The head of a Saskatoon youth program says teens are a valuable resource when it comes to stopping youth violence.

The Executive Director of the Restorative Action Program (RAP), Winston Blake, says teenagers are generally the best-informed people in a school, especially in the era of social media. He says teens can often prevent problems before they start.

"The last people to ever know there's a problem are the adults in the community," Blake said. "That's why I think it's very, very important that we teach people that they have a responsibility and a duty to come forward."

RAP Saskatoon, or Restorative Action Program, was started in 2002 as a way to stop bullying, intimidation and violence at Mount Royal Collegiate. Since then, the program has spread to seven schools across the city.

Each school has a designated RAP worker who works with teens to find non-violent ways to end conflict.

However, Blake says the group needs input from students for the system to work.
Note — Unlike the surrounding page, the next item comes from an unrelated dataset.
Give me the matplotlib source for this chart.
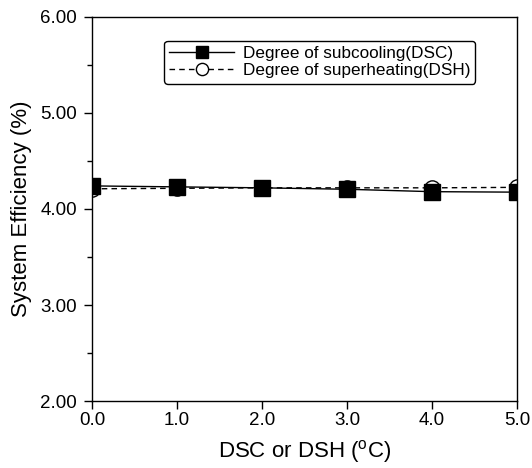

"Instead of saying, 'I'm feeling like a rat or I shouldn't be saying this,' kids should feel like they have a responsibility to come and get the help they need from a professional."

Blake says the program has been a major success in the schools that use the system. 

"We've had so many situations in our schools where young people have felt the need to come forward to a RAP worker, and walk into the office and say, 'You know what? It's been talked about all day, there's going to be a fight after school, and I don't want to see a fight happen,' " he said. "Because of that sense of responsibility, RAP workers can come forward and have a mediation and conduct an intervention."